Ну, а я потихоньку еду по старой, давно неезженой дорожке, задеваю свисающие ветки кустарника и пристально вглядываюсь в новый, незнакомый рельеф дорожного полотна. Иногда приходится выходить из машины и убирать стволы деревьев, уложенных поперёк летним буреломом. Помогает трос и мощный мотор, иногда — пила. Проехав несколько километров, я останавливаю машину на невысокой гряде. Там в сторону от дороги отходит старая, ветхая, полусгнившая лежнёвка. Судя по карте, идёт она по старым вырубкам, уже поросшим молодым березняком, проходит над широким моховым клюквенным болотом с сосновым бором на другой стороне. И дальше, дальше — через перелески и лесные боровые острова. Самое то, чтобы походить тихонько, поманить рябчика, никуда не торопясь, вдумчиво и терпеливо.

Утро совсем разошлось — солнце показалось над ельником, осветив всё вокруг осенними, прохладными лучами. Туман рассеялся. Небо уже совсем голубое. Серо-белые клочья редких, холодных облаков — предвестников скорых заморозков, резво бегут к западу.
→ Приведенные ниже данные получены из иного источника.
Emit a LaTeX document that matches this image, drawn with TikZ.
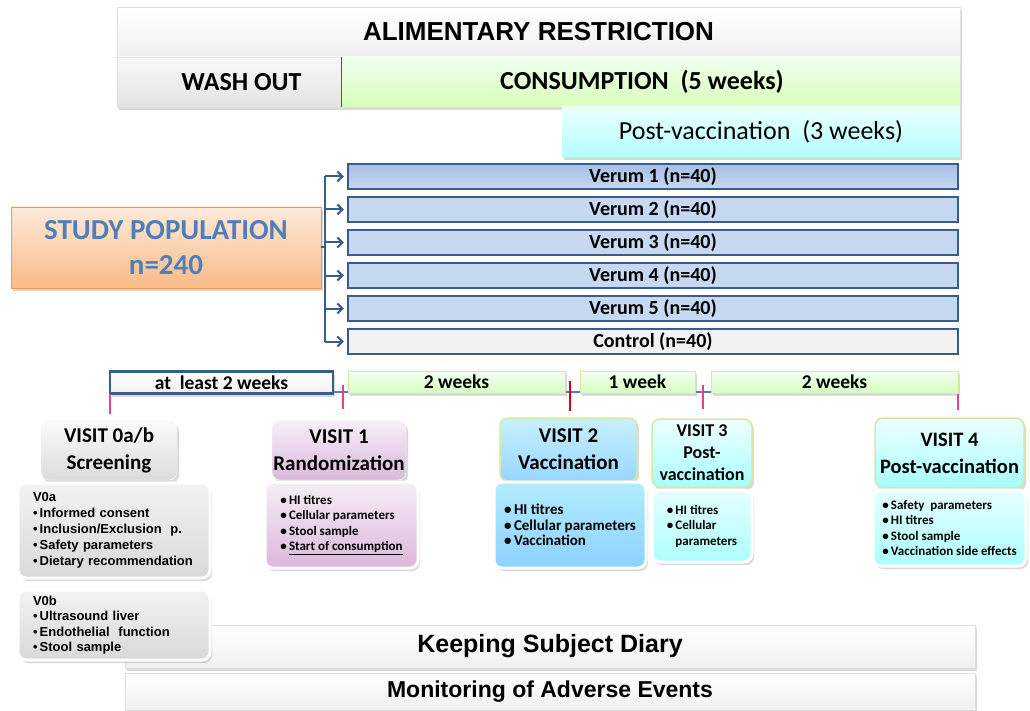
\documentclass[tikz,border=0pt]{standalone}
\usepackage{fontspec}
\setmainfont{Carlito}
\newfontfamily\arialfont{Liberation Sans}
\usetikzlibrary{arrows.meta, positioning, shadows}

\definecolor{frameblue}{HTML}{385D8A}
\definecolor{groupblue}{HTML}{C6D9F1}
\definecolor{grouptop}{HTML}{A6BEE6}
\definecolor{popblue}{HTML}{4F7EB8}
\definecolor{poporange}{HTML}{F79646}
\definecolor{tickpink}{HTML}{E8408C}
\definecolor{tickred}{HTML}{E00010}
\definecolor{linegreen}{HTML}{D4E6A8}

\def\fs#1#2{\fontsize{#1}{#2}\selectfont}
\def\itm{\textbullet\,}

\tikzset{
	shade/.style={drop shadow={opacity=0.3, shadow xshift=2pt, shadow yshift=-3pt}},
	bar/.style={draw=gray!25, top color=white, bottom color=gray!12, minimum height=50pt, inner sep=0pt, shade},
	group/.style={draw=frameblue, line width=2.5pt, fill=groupblue, minimum width=610pt, minimum height=25pt, inner sep=0pt, font=\bfseries\fs{20}{20}},
	span/.style={minimum height=22pt, inner sep=0pt, font=\bfseries\fs{19.5}{19.5}, draw=linegreen, top color=green!5!white, bottom color=green!50!lime!25, shade},
	visit/.style={rounded corners=8pt, inner sep=0pt, align=center, font=\bfseries\fs{21}{27}, shade},
	detail/.style={rounded corners=8pt, draw=white, line width=3pt, inner sep=0pt, align=left, font=\bfseries\fs{13}{15.5}, shade},
	link/.style={draw=frameblue, line width=2pt},
	tick/.style={tickpink, line width=1.5pt}
}

\begin{document}
\begin{tikzpicture}[x=1pt, y=-1pt]

	% keep the margins of the original
	\useasboundingbox (0,0) rectangle (1030,711);

	% Phases along the top
	\node[bar, minimum width=843pt, font=\arialfont\bfseries\fs{26}{30}] (alim) at (538.5,32) {ALIMENTARY RESTRICTION};
	\node[bar, minimum width=225pt, top color=gray!5, bottom color=gray!22, font=\bfseries\fs{26}{30}] (wash) at (229.5,82) {\hspace*{24pt}WASH OUT};
	\node[bar, minimum width=618pt, draw=none, top color=green!6!white, bottom color=green!40!lime!28, font=\bfseries\fs{26}{30}] (cons) at (651,82) {CONSUMPTION\ \ (5 weeks)\hspace*{18pt}};
	\draw[frameblue, line width=1.2pt] (cons.north west) -- (cons.south west);
	\node[bar, minimum width=398pt, draw=none, top color=cyan!8!white, bottom color=cyan!30, font=\fs{26}{30}] (postv) at (761,132) {Post-vaccination\ \ (3 weeks)};

	% Study population and the groups
	\node[draw=poporange, top color=poporange!20, bottom color=poporange!65, minimum width=310pt, minimum height=81pt, inner sep=0pt, align=center, text=popblue, font=\bfseries\fs{29}{35}, shade] (pop) at (166,247.5) {STUDY POPULATION\\n=240};

	\node[group, top color=grouptop, bottom color=groupblue, fill=none] (v1) at (653,176.5) {Verum 1 (n=40)};
	\node[group, below=5.5pt of v1] (v2) {Verum 2 (n=40)};
	\node[group, below=5.5pt of v2] (v3) {Verum 3 (n=40)};
	\node[group, below=5.5pt of v3] (v4) {Verum 4 (n=40)};
	\node[group, below=5.5pt of v4] (v5) {Verum 5 (n=40)};
	\node[group, below=5.5pt of v5, fill=gray!10] (ctl) {Control (n=40)};

	% Randomisation bracket
	\coordinate (bus) at (325,247.5);
	\draw[link] (pop.east) -- (bus);
	\draw[link] (bus |- v1.west) -- (bus |- ctl.west);
	\foreach \g in {v1,v2,v3,v4,v5,ctl}
		\draw[link, -{Straight Barb[length=5pt, width=10pt]}, shorten >=3pt] (bus |- \g.west) -- (\g.west);

	% Time line
	\draw[popblue, line width=2.5pt] (110,392) -- (958,392);
	\node[span, draw=frameblue, line width=2.5pt, top color=white, bottom color=gray!12, minimum width=223pt] (t0) at (221.5,382.5) {at\ \ least 2 weeks};
	\node[span, minimum width=217pt] (t1) at (456.5,382) {2 weeks};
	\node[span, minimum width=115pt] (t2) at (637.5,382) {1 week};
	\node[span, minimum width=247pt] (t3) at (834.5,382) {2 weeks};
	\draw[tick] (110,394) -- (110,414);
	\draw[tick] (343,385) -- (343,409);
	\draw[tick, tickred] (570,381) -- (570,411);
	\draw[tick] (703,385) -- (703,409);
	\draw[tick] (958,394) -- (958,410);

	% Adverse events and diary (behind the V0b box)
	\node[bar, minimum width=850pt, minimum height=43pt, font=\arialfont\bfseries\fs{25}{28}] (diary) at (550,646.5) {Keeping Subject Diary};
	\node[bar, minimum width=850pt, minimum height=37pt, font=\arialfont\bfseries\fs{23}{26}] (monit) at (550,691.5) {Monitoring of Adverse Events};

	% Visits
	\node[visit, draw=white, top color=gray!3, bottom color=gray!28, minimum width=136pt, minimum height=60pt] (vh0) at (109,450) {VISIT 0a/b\\Screening};
	\node[visit, draw=white, top color=violet!6, bottom color=violet!28, minimum width=134pt, minimum height=60pt] (vh1) at (339,450) {VISIT 1\\Randomization};
	\node[visit, draw=linegreen, line width=1.5pt, top color=blue!25!cyan!22, bottom color=blue!40!cyan!40, minimum width=137pt, minimum height=63pt] (vh2) at (568.5,449.5) {VISIT 2\\Vaccination};
	\node[visit, draw=linegreen, line width=1.5pt, top color=cyan!6, bottom color=cyan!35, minimum width=100pt, minimum height=68pt, font=\bfseries\fs{18}{22}] (vh3) at (702,453) {VISIT 3\\Post-\\vaccination};
	\node[visit, draw=linegreen, line width=1.5pt, top color=cyan!6, bottom color=cyan!35, minimum width=149pt, minimum height=70pt, font=\bfseries\fs{20.5}{27}] (vh4) at (949.5,453) {VISIT 4\\Post-vaccination};

	\node[detail, top color=gray!10, bottom color=gray!30, minimum width=192pt, minimum height=95pt, text width=162pt, font=\arialfont\bfseries\fs{13}{16}] (d0a) at (114,530.5)
		{V0a\\\itm Informed consent\\\itm Inclusion/Exclusion\ \ p.\\\itm Safety parameters\\\itm Dietary recommendation};
	\node[detail, top color=gray!10, bottom color=gray!30, minimum width=192pt, minimum height=70pt, text width=162pt, font=\arialfont\bfseries\fs{13}{15.5}] (d0b) at (114,625)
		{V0b\\\itm Ultrasound liver\\\itm Endothelial\ \ function\\\itm Stool sample};
	\node[detail, top color=violet!7, bottom color=violet!28, minimum width=153pt, minimum height=86pt] (d1) at (341.5,525)
		{\itm HI titres\\\itm Cellular parameters\\\itm Stool sample\\\itm\underline{Start of consumption}};
	\node[detail, top color=blue!25!cyan!30, bottom color=blue!40!cyan!45, minimum width=152pt, minimum height=86pt, font=\bfseries\fs{15}{15.5}] (d2) at (570,525)
		{\itm HI titres\\\itm Cellular parameters\\\itm Vaccination};
	\node[detail, top color=cyan!10, bottom color=cyan!32, minimum width=100pt, minimum height=72pt] (d3) at (702,526)
		{\itm HI titres\\\itm Cellular\\\phantom{\itm}parameters};
	\node[detail, top color=cyan!10, bottom color=cyan!32, minimum width=153pt, minimum height=76pt] (d4) at (949.5,528)
		{\itm Safety\ \ parameters\\\itm HI titres\\\itm Stool sample\\\itm Vaccination side effects};

\end{tikzpicture}
\end{document}
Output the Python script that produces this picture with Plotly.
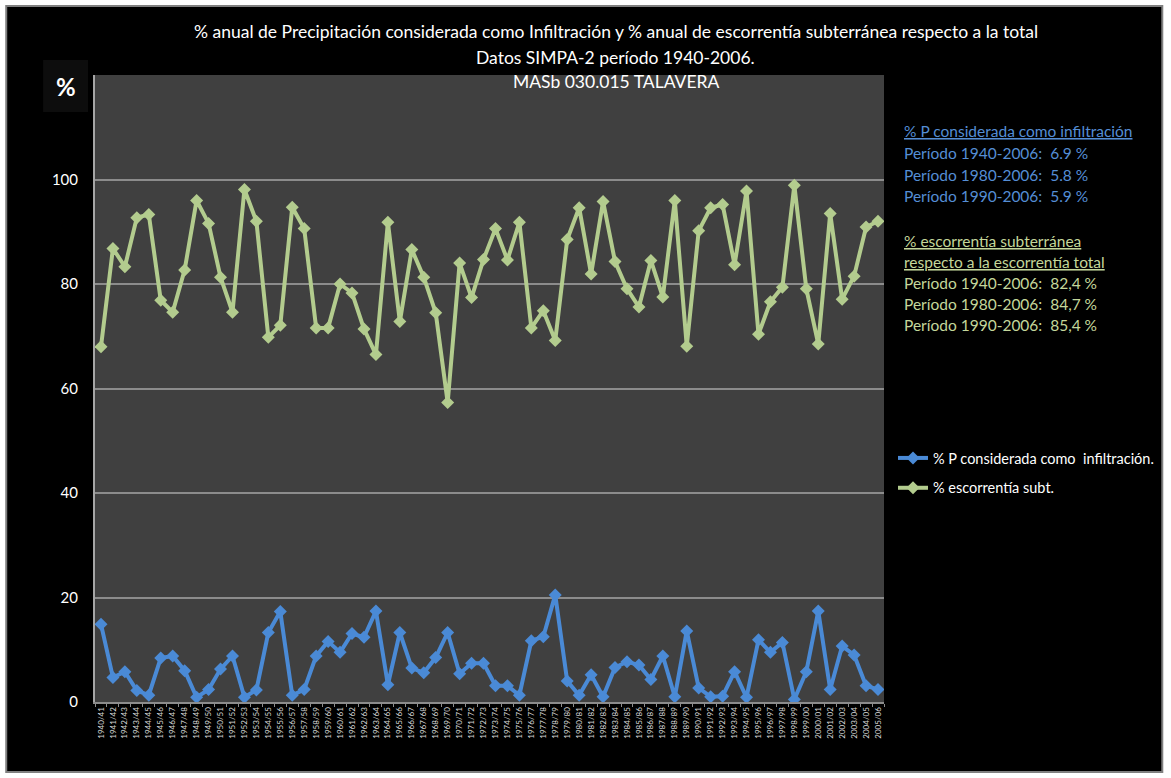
import plotly.graph_objects as go

# Hydrological years 1940/41 ... 2005/06
years = [f"{y}/{str(y + 1)[2:]}" for y in range(1940, 2006)]

# % of annual precipitation considered as infiltration
infiltracion = [
    14.9, 4.7, 5.8, 2.2, 1.3, 8.4, 8.8, 6.0, 0.9, 2.4, 6.3, 8.8, 0.9, 2.3, 13.3,
    17.3, 1.3, 2.4, 8.8, 11.6, 9.5, 13.1, 12.4, 17.4, 3.3, 13.3, 6.5, 5.6, 8.5,
    13.3, 5.4, 7.4, 7.4, 3.1, 3.1, 1.3, 11.7, 12.5, 20.5, 4.0, 1.3, 5.2, 1.0,
    6.6, 7.7, 7.1, 4.3, 8.8, 1.0, 13.6, 2.7, 1.0, 1.1, 5.8, 0.9, 11.9, 9.5,
    11.4, 0.5, 5.8, 17.4, 2.4, 10.7, 9.0, 3.1, 2.4,
]

# % groundwater runoff over total runoff
escorrentia = [
    68.0, 86.8, 83.3, 92.7, 93.3, 76.9, 74.6, 82.7, 96.0, 91.6, 81.3, 74.6, 98.1,
    92.0, 69.8, 72.1, 94.7, 90.6, 71.6, 71.6, 80.0, 78.3, 71.4, 66.5, 91.8, 72.8,
    86.6, 81.3, 74.5, 57.3, 84.0, 77.4, 84.7, 90.6, 84.6, 91.8, 71.6, 74.9, 69.2,
    88.5, 94.6, 81.9, 95.8, 84.3, 79.1, 75.6, 84.5, 77.5, 96.0, 68.1, 90.2, 94.6,
    95.2, 83.7, 97.8, 70.4, 76.6, 79.4, 98.9, 79.1, 68.5, 93.5, 77.1, 81.5, 90.9,
    92.0,
]

y_ticks = [0, 20, 40, 60, 80, 100]

BLUE = "#4a8ad6"
GREEN = "#b3cc8e"
TXT_BLUE = "#558ed5"
TXT_GREEN = "#c4d79b"
FONT = "Lato"

# plot area in pixels: x 95..886, y 75..702
L, R, T, B = 95, 886, 75, 702
W, H = R - L, B - T


def px(x):
    return (x - L) / W


def py(y):
    return (B - y) / H


fig = go.Figure()
fig.add_trace(go.Scatter(
    x=years, y=infiltracion, mode="lines+markers",
    name="% P considerada como  infiltración.", legendgroup="a",
    line=dict(color=BLUE, width=4),
    marker=dict(symbol="diamond", size=10, color=BLUE),
))
fig.add_trace(go.Scatter(
    x=years, y=escorrentia, mode="lines+markers",
    name="% escorrentía subt.", legendgroup="b",
    line=dict(color=GREEN, width=4),
    marker=dict(symbol="diamond", size=10, color=GREEN),
))

shapes = [
    # chart frame
    dict(type="rect", xref="paper", yref="paper", layer="below",
         x0=px(6), x1=px(1165), y0=py(772), y1=py(6),
         fillcolor="black", line=dict(color="#808080", width=2)),
    # plot area
    dict(type="rect", xref="paper", yref="paper", layer="below",
         x0=0, x1=1, y0=0, y1=1, fillcolor="#404040", line=dict(width=0)),
    # box behind the unit label
    dict(type="rect", xref="paper", yref="paper", layer="below",
         x0=px(43), x1=px(88), y0=py(112), y1=py(60),
         fillcolor="#0d0d0d", line=dict(width=0)),
]

annotations = []
title_lines = [
    ("% anual de Precipitación considerada como Infiltración y % anual de escorrentía subterránea respecto a la total", 31),
    ("Datos SIMPA-2 período 1940-2006.", 57),
    ("MASb 030.015 TALAVERA", 81),
]
for text, y in title_lines:
    annotations.append(dict(
        text=text, xref="paper", yref="paper", x=px(617), y=py(y),
        xanchor="center", yanchor="middle", showarrow=False,
        font=dict(family=FONT, size=17.5, color="white"),
    ))

annotations.append(dict(
    text="<b>%</b>", xref="paper", yref="paper", x=px(65.5), y=py(86),
    xanchor="center", yanchor="middle", showarrow=False,
    font=dict(family=FONT, size=24, color="white"),
))

side_blue = [
    ("<u>% P considerada como infiltración</u>", 131),
    ("Período 1940-2006:  6.9 %", 153),
    ("Período 1980-2006:  5.8 %", 175),
    ("Período 1990-2006:  5.9 %", 196),
]
side_green = [
    ("<u>% escorrentía subterránea</u>", 241),
    ("<u>respecto a la escorrentía total</u>", 262),
    ("Período 1940-2006:  82,4 %", 283),
    ("Período 1980-2006:  84,7 %", 304),
    ("Período 1990-2006:  85,4 %", 325),
]
for lines, color in ((side_blue, TXT_BLUE), (side_green, TXT_GREEN)):
    for text, y in lines:
        annotations.append(dict(
            text=text, xref="paper", yref="paper", x=px(904), y=py(y),
            xanchor="left", yanchor="middle", showarrow=False,
            font=dict(family=FONT, size=15.5, color=color),
        ))

fig.update_layout(
    width=1171, height=778,
    margin=dict(l=L, r=1171 - R, t=T, b=778 - B),
    paper_bgcolor="white", plot_bgcolor="#404040",
    font=dict(family=FONT, color="white"),
    shapes=shapes, annotations=annotations,
    showlegend=True,
    legend=dict(
        x=px(895), y=py(442), xanchor="left", yanchor="top",
        bgcolor="rgba(0,0,0,0)", tracegroupgap=8,
        font=dict(family=FONT, size=14.5, color="white"),
    ),
    xaxis=dict(
        type="category", range=[-0.5, len(years) - 0.5],
        showgrid=False, showline=True, linecolor="#8c8c8c", linewidth=2,
        ticks="outside", tickson="boundaries", ticklen=3, tickcolor="#8c8c8c",
        tickangle=-90, tickfont=dict(family=FONT, size=8, color="#d9d9d9"),
        zeroline=False, fixedrange=True,
    ),
    yaxis=dict(
        range=[0, 120], tickvals=y_ticks, ticktext=[str(v) for v in y_ticks],
        showgrid=True, gridcolor="#8c8c8c", gridwidth=1.5,
        showline=True, linecolor="#a6a6a6", linewidth=2,
        zeroline=False, ticks="", ticklabelstandoff=12,
        tickfont=dict(family=FONT, size=15, color="white"),
    ),
)

fig.write_html("out.html")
Крепнущий ветерок гуляет в вершинках молодых берёзок, разбирая и расчёсывая золотые, поредевшие к осени пряди. Берёзки гнутся и стонут в приступе истомы, подчиняясь властной руке холодного ветра. А я неспешно иду по почти ушедшим в землю старым, полусгнившим бревнам брошенной лесовозной дороги. Эта дорога хороша тем, что идти по ней легко и не шумно. Правда, приходится внимательно смотреть под ноги, чтобы не провалиться невзначай в щель между трухлявыми стволами.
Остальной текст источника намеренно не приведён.